Last month Erica was away for a week. On the Tuesday when I would have seen her, I woke up depressed. It’s the first time I’ve been depressed in a long time. It gave me a chance to differentiate “depressed” from other similar states. When I’m depressed I feel without hope, that there’s nothing I can do to change things, and that I’m held down by a weight.
“Apathy” is something I began to pay attention to when someone told me that a baby gets apathetic when left alone too long. I feel without motive and without energy. I need someone from outside to get me moving again.
“Exhaustion” is something I have ignored most of my life. My parents would say things like “How can you be tired? You haven’t done anything.” So I would tell myself I’m lazy and cowardly, and push myself way beyond what I could reasonably do. It’s still hard for me to take care of myself when I’m tired. The first time I got a hint that I habitually go past what is reasonable or healthy was in a yoga class at Kripalu. They told us to get into a posture, to push or stretch until we could feel our muscles straining, and then to back off a little and breathe. They talked about the”zone of tolerance” as the space between relaxing and pushing too hard. It was the first time that I realized that I habitually push too hard. Learning to back off has been a long and interesting challenge.
“Despair” is when I feel that nothing I can do will make any difference. Unlike apathy, I still care about whatever is happening that I want to change. I don’t feel heavy or complete lack of energy, and despair can certainly be a drain on energy. But mostly despair is when the difficulty is too big, or something I’ve tried to change many times. Sometimes what I’m trying to change is my own state of mind — trying to change depression does not work, can even make it worse. Then there’s a tendency to judge myself for “not really wanting to change” or “holding on to depression.” I think those two judgements are a pernicious result of a culture that teaches us to blame people for their difficulties. Sometimes what I want to change is something going on in the world, like the degradation of the environment. I do everything I can. My car is a hybrid, a Prius, and I drive more slowly than most people do. Currently I am getting over 60 miles per gallon. I recycle as much of my waste as I can, sorting out plastic, metal, glass, paper, putting vegetable matter in a compost pile. I live at the top of the watershed, and my well gets 25 gallons per minute, but I use as little water as I can. I have a wood stove, and backup propane heat, and I keep the thermostats in the low sixties. I also have a solar panel that generates electricity, and solar hot water. That’s about as much as I can do without more help from the community. What I can do makes such a tiny dent in the problem that I’m sometimes tempted to quit making the effort. But I keep doing it as a kind of prayer.
“Grief” feels like a softening, it flows instead of being stuck. Grief is the act of letting go. When I started to let myself grieve, I didn’t get depressed. Grief can be hard to get to. Often I’m not able to feel it until I start to tell someone else about what I feel or why I’m sad/depressed/discouraged etc…

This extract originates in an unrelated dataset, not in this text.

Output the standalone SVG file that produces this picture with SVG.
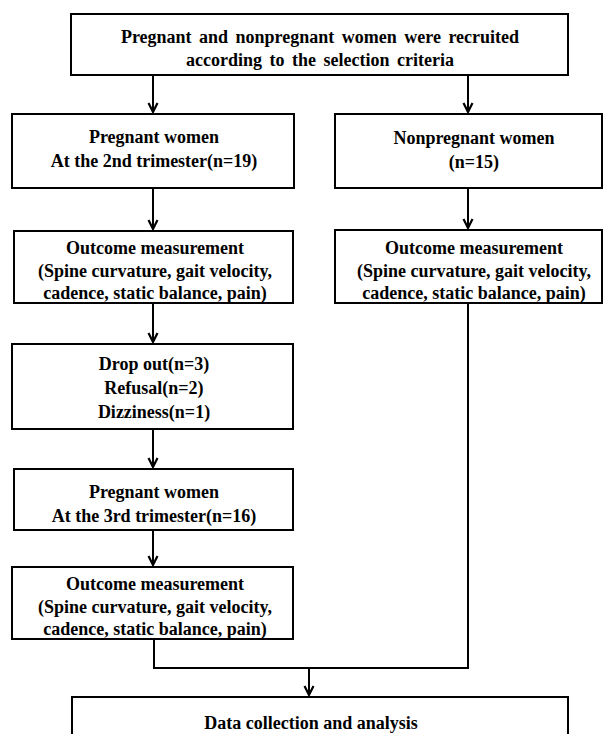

Typing up from a month ago, I find the seed of that post:
I used the word “hopeless” and Karen produced her usual rejoinder “That’s a thought not a feeling.” I said yes it is a feeling. She asked “Where do you feel it in your body?” like my ribcage is full of concrete, I’m being weighed down, held down. Apathy, tiredness, depression and grief. Apathy is having no motivation, tiredness is having motivation but no energy. Depression is having no motivation, no energy, and being held down, weighted down. It is hard and stuck. Grief is a softening into a process, grief moves.